— start Data section —
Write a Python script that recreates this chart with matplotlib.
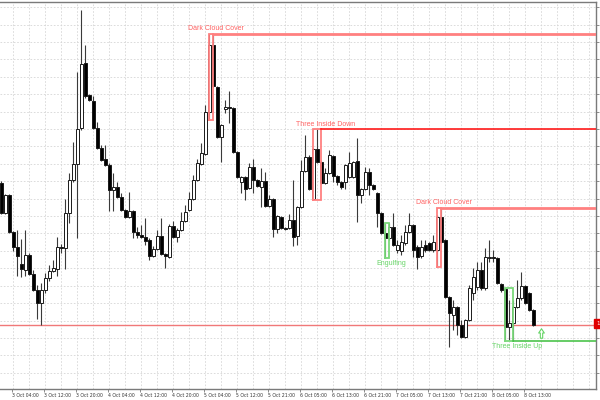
import matplotlib
matplotlib.use("Agg")
import matplotlib.pyplot as plt
import matplotlib.transforms as mtransforms
from matplotlib.path import Path
import numpy as np

# ---------------- data (H1 candles, price in chart points) ----------------
opens = [217,187,205,168,153,136,130,145,126,110,97,110,122,129,131,153,152,187,220,236,
         272,337,305,299,272,252,241,235,210,213,203,190,183,189,168,165,163,160,144,151,
         164,146,143,174,163,170,179,190,201,220,236,246,288,355,313,263,291,293,292,248,
         218,223,212,233,220,213,219,194,201,171,183,172,172,180,164,193,229,243,201,251,
         238,217,227,244,224,218,218,223,223,239,205,211,228,215,207,187,167,162,173,150,
         149,157,168,175,153,144,155,157,150,150,183,160,103,85,93,75,63,80,107,113,
         130,112,142,143,142,116,111,73,77,93,102,114,107,90]
highs = [219,206,206,169,170,161,170,147,130,115,117,127,135,140,163,156,201,227,258,328,
         390,355,306,304,278,255,255,237,227,218,207,191,208,190,173,175,182,162,154,170,
         182,147,176,179,172,188,195,208,225,241,257,295,366,366,314,276,300,309,293,249,
         224,224,237,241,221,232,228,205,202,185,184,173,186,220,194,240,265,245,252,271,
         239,232,250,245,225,219,236,248,239,262,212,233,232,216,208,188,177,177,187,160,
         165,175,187,176,155,160,160,158,165,185,192,161,104,100,94,80,81,115,132,138,
         138,152,160,150,143,117,112,100,100,120,128,115,108,91]
lows = [186,186,167,149,124,123,124,125,109,81,75,107,119,128,124,147,131,177,218,162,
        270,302,299,271,251,239,234,189,189,202,189,182,182,162,162,162,155,140,143,150,
        145,132,142,162,158,169,178,189,200,219,235,245,280,313,262,238,287,277,247,222,
        207,200,211,207,213,193,193,193,163,167,171,170,171,154,155,192,228,210,200,237,
        216,216,226,218,215,211,211,222,222,178,197,210,205,210,173,166,142,160,154,147,
        145,155,167,143,131,142,148,149,148,133,157,102,53,70,65,62,62,79,100,110,
        110,110,138,138,116,108,60,60,59,92,100,96,89,74]
closes = [187,205,168,153,144,131,145,126,110,97,110,122,129,132,153,152,187,220,236,271,
          336,304,300,272,252,240,235,210,213,203,190,183,189,168,165,163,159,144,151,164,
          146,144,174,163,170,179,188,201,220,237,247,288,355,314,263,275,293,292,248,223,
          223,211,233,220,214,219,194,201,171,184,172,171,180,163,193,229,243,211,251,238,
          217,227,245,224,218,213,235,237,238,205,211,228,215,211,187,167,162,173,155,155,
          158,168,175,150,143,153,150,150,158,183,158,103,87,93,75,63,80,112,123,130,
          112,143,143,142,117,110,73,77,93,102,114,97,90,75]

tick_idx = [-5, 3, 11, 19, 27, 35, 43, 51, 59, 67, 75, 83, 91, 99, 107, 115, 123, 131]
tick_labels = ["2 Oct 20:00", "3 Oct 04:00", "3 Oct 12:00", "3 Oct 20:00", "4 Oct 04:00",
               "4 Oct 12:00", "4 Oct 20:00", "5 Oct 04:00", "5 Oct 12:00", "5 Oct 21:00",
               "6 Oct 05:00", "6 Oct 13:00", "6 Oct 21:00", "7 Oct 05:00", "7 Oct 13:00",
               "7 Oct 21:00", "8 Oct 05:00", "8 Oct 13:00"]

pattern_names = ["Dark Cloud Cover", "Three Inside Down", "Engulfing", "Dark Cloud Cover", "Three Inside Up"]
pattern_start = [52, 78, 96, 109, 126]
pattern_end = [53, 80, 97, 110, 128]
pattern_bullish = [False, False, True, False, True]
pattern_line = [True, True, False, True, True]

# ---------------- styling ----------------
BEAR_BOX = "#ff8080"
BEAR_TXT = "#ff6262"
BULL_BOX = "#7ad87a"
BULL_TXT = "#66d466"
line_colors = {"Dark Cloud Cover": "#ff8080", "Three Inside Down": "#ff1a1a",
               "Three Inside Up": "#3cbf3c", "Engulfing": "#3cbf3c"}
line_widths = {"Dark Cloud Cover": 2.0, "Three Inside Down": 1.2,
               "Three Inside Up": 1.1, "Engulfing": 1.1}

fig = plt.figure(figsize=(6, 4), dpi=100)
W, H = 600, 400
ax = fig.add_axes([0 / W, (400 - 389) / H, 596 / W, (389 - 1.5) / H])
ax.set_facecolor("white")

n = len(opens)
x = np.arange(n)
o = np.array(opens, float); c = np.array(closes, float)
h = np.array(highs, float); l = np.array(lows, float)

XLIM = (-1.3 / 4, (596 - 1.3) / 4)
YLIM = (11, 398.5)

# grid
gcol = "#d6d6d6"
yticks = np.arange(27.3, 399, 17.4)
for gx in np.arange(3, 150, 4):
    ax.axvline(gx, color=gcol, lw=0.6, ls=(0, (2, 2)), zorder=0)
for gy in yticks:
    ax.axhline(gy, color=gcol, lw=0.6, ls=(0, (2, 2)), zorder=0)

# bid line
ax.axhline(c[-1] + 0.5, color="#f07878", lw=1.0, zorder=1)

# wicks and bodies
ax.vlines(x, l, h, color="#3a3a3a", lw=0.8, zorder=2)
bull = c >= o
faces = np.where(bull, "white", "black")
ax.bar(x, np.abs(c - o), bottom=np.minimum(o, c), width=0.72, color=faces,
       edgecolor="#1a1a1a", linewidth=0.7, zorder=3)

# candlestick patterns
xmax = XLIM[1]
for name, s, e, bu, ln in zip(pattern_names, pattern_start, pattern_end, pattern_bullish, pattern_line):
    top = h[s:e + 1].max()
    bot = l[s:e + 1].min()
    bc = BULL_BOX if bu else BEAR_BOX
    tc = BULL_TXT if bu else BEAR_TXT
    ax.plot([s, s, e, e, s], [bot, top, top, bot, bot], color=bc, lw=1.3, zorder=4,
            solid_joinstyle="miter")
    if ln:
        yv = bot if bu else top
        ax.plot([e, xmax], [yv, yv], color=line_colors[name], lw=line_widths[name], zorder=4)
    tx = e + 0.4 * (e - s) + 0.2
    if bu:
        ax.text(tx, bot - 2, name, color=tc, fontsize=5, ha="center", va="top",
                family="Liberation Sans", zorder=5)
    else:
        ax.text(tx, top + 1.5, name, color=tc, fontsize=5, ha="center", va="bottom",
                family="Liberation Sans", zorder=5)
    if name == "Three Inside Up":
        verts = [(-0.25, -1), (0.25, -1), (0.25, 0.1), (0.6, 0.1), (0, 1),
                 (-0.6, 0.1), (-0.25, 0.1), (-0.25, -1)]
        arrow = Path(verts, [Path.MOVETO] + [Path.LINETO] * 6 + [Path.CLOSEPOLY])
        ax.plot([n + 1], [bot + 8], marker=arrow, markersize=6.8, mfc="white",
                mec=BULL_TXT, mew=0.8, zorder=5)

# axes frame
ax.spines["left"].set_visible(False)
for side in ["top", "right", "bottom"]:
    ax.spines[side].set_color("#7a7a7a")
    ax.spines[side].set_linewidth(1.0)

ax.yaxis.tick_right()
ax.set_yticks(yticks)
ax.set_yticklabels([f"1.{int(v * 10):04d}" for v in yticks])
ax.tick_params(axis="y", length=2, width=0.6, color="#7a7a7a", labelsize=4, pad=1.5,
               labelcolor="#555555")
ax.set_xticks(np.array(tick_idx) - 0.25)
ax.set_xticklabels(tick_labels)
ax.tick_params(axis="x", length=2, width=0.6, color="#7a7a7a", labelsize=3.3, pad=0.8,
               labelcolor="#333333")
for lab in ax.get_xticklabels():
    lab.set_horizontalalignment("left")

# limits last (setting ticks may widen the view)
ax.set_xlim(*XLIM)
ax.set_ylim(*YLIM)

# price tag on right axis
blend = mtransforms.blended_transform_factory(ax.transAxes, ax.transData)
ax.text(1.0, c[-1] + 1.5, "1.0075", transform=blend, fontsize=4, color="white",
        ha="left", va="center", clip_on=False,
        bbox=dict(boxstyle="square,pad=0.3", fc="#e00000", ec="#e00000"))

fig.savefig("out.png", dpi=100, facecolor="white")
— end Data section —
* Work instructions *
Give every line of the material that includes the string "matplotlib".

* Complete output *
Write a Python script that recreates this chart with matplotlib.
import matplotlib
matplotlib.use("Agg")
import matplotlib.pyplot as plt
import matplotlib.transforms as mtransforms
from matplotlib.path import Path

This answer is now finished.